Given instruction: Return precisely the span of lines from the top of the material below to the line containing "const yTitle = 'Local", both included. Pictures are excluded.

Data provided:

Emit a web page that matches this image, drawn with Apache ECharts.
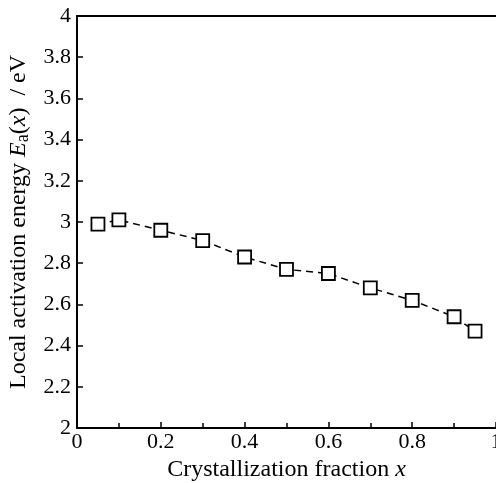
<!DOCTYPE html>
<html><head><meta charset="utf-8">
<script src="https://cdn.jsdelivr.net/npm/echarts@6/dist/echarts.min.js"></script>
<style>html,body{margin:0;padding:0;background:#fff}#c{width:496px;height:483px}</style>
</head><body><div id="c"></div>
<script>
const xValues = [0.05, 0.1, 0.2, 0.3, 0.4, 0.5, 0.6, 0.7, 0.8, 0.9, 0.95];
const energy = [2.99, 3.01, 2.96, 2.91, 2.83, 2.77, 2.75, 2.68, 2.62, 2.54, 2.47];
const xTitle = 'Crystallization fraction {i|x}';
const yTitle = 'Local activation energy {i|E}{sub|a}({i|x})  / eV';

const font = "'Liberation Serif', 'Times New Roman', serif";
const chart = echarts.init(document.getElementById('c'));
chart.setOption({
  animation: false,
  grid: {left: 77, top: 16, right: 0, bottom: 55, outerBoundsMode: 'none', containLabel: false},
  xAxis: [{
    type: 'value', min: 0, max: 1, interval: 0.2,
    axisLine: {lineStyle: {color: '#000', width: 2}},
    axisTick: {inside: true, length: 6, lineStyle: {color: '#000', width: 1.5}},
    minorTick: {show: true, splitNumber: 2, length: 5, lineStyle: {color: '#000', width: 1.5}},
    splitLine: {show: false},
    axisLabel: {color: '#000', fontFamily: font, fontSize: 22, margin: 3},
    name: xTitle, nameLocation: 'middle', nameGap: 30,
    nameTextStyle: {color: '#000', fontFamily: font, fontSize: 24, verticalAlign: 'top',
      rich: {i: {fontStyle: 'italic', fontFamily: font, fontSize: 24, color: '#000'}}}
  }, {
    type: 'value', position: 'top', min: 0, max: 1,
    axisLine: {show: true, lineStyle: {color: '#000', width: 2}},
    axisTick: {show: false}, axisLabel: {show: false}, splitLine: {show: false}
  }],
  yAxis: {
    type: 'value', min: 2, max: 4, interval: 0.2,
    axisLine: {lineStyle: {color: '#000', width: 2}},
    axisTick: {inside: true, length: 6, lineStyle: {color: '#000', width: 1.5}},
    splitLine: {show: false},
    axisLabel: {color: '#000', fontFamily: font, fontSize: 22, margin: 6},
    name: yTitle, nameLocation: 'middle', nameGap: 44,
    nameTextStyle: {color: '#000', fontFamily: font, fontSize: 24,
      rich: {
        i: {fontStyle: 'italic', fontFamily: font, fontSize: 24, color: '#000'},
        sub: {fontFamily: font, fontSize: 18, color: '#000', padding: [10, 0, 0, 0]}
      }}
  },
  series: [{
    type: 'line',
    data: xValues.map((x, i) => [x, energy[i]]),
    lineStyle: {color: '#000', width: 1.5, type: [7, 5]},
    symbol: 'rect', symbolSize: 13,
    itemStyle: {color: '#fff', borderColor: '#000', borderWidth: 1.8}
  }]
});
</script></body></html>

Problem solution:
Emit a web page that matches this image, drawn with Apache ECharts.
<!DOCTYPE html>
<html><head><meta charset="utf-8">
<script src="https://cdn.jsdelivr.net/npm/echarts@6/dist/echarts.min.js"></script>
<style>html,body{margin:0;padding:0;background:#fff}#c{width:496px;height:483px}</style>
</head><body><div id="c"></div>
<script>
const xValues = [0.05, 0.1, 0.2, 0.3, 0.4, 0.5, 0.6, 0.7, 0.8, 0.9, 0.95];
const energy = [2.99, 3.01, 2.96, 2.91, 2.83, 2.77, 2.75, 2.68, 2.62, 2.54, 2.47];
const xTitle = 'Crystallization fraction {i|x}';
const yTitle = 'Local activation energy {i|E}{sub|a}({i|x})  / eV';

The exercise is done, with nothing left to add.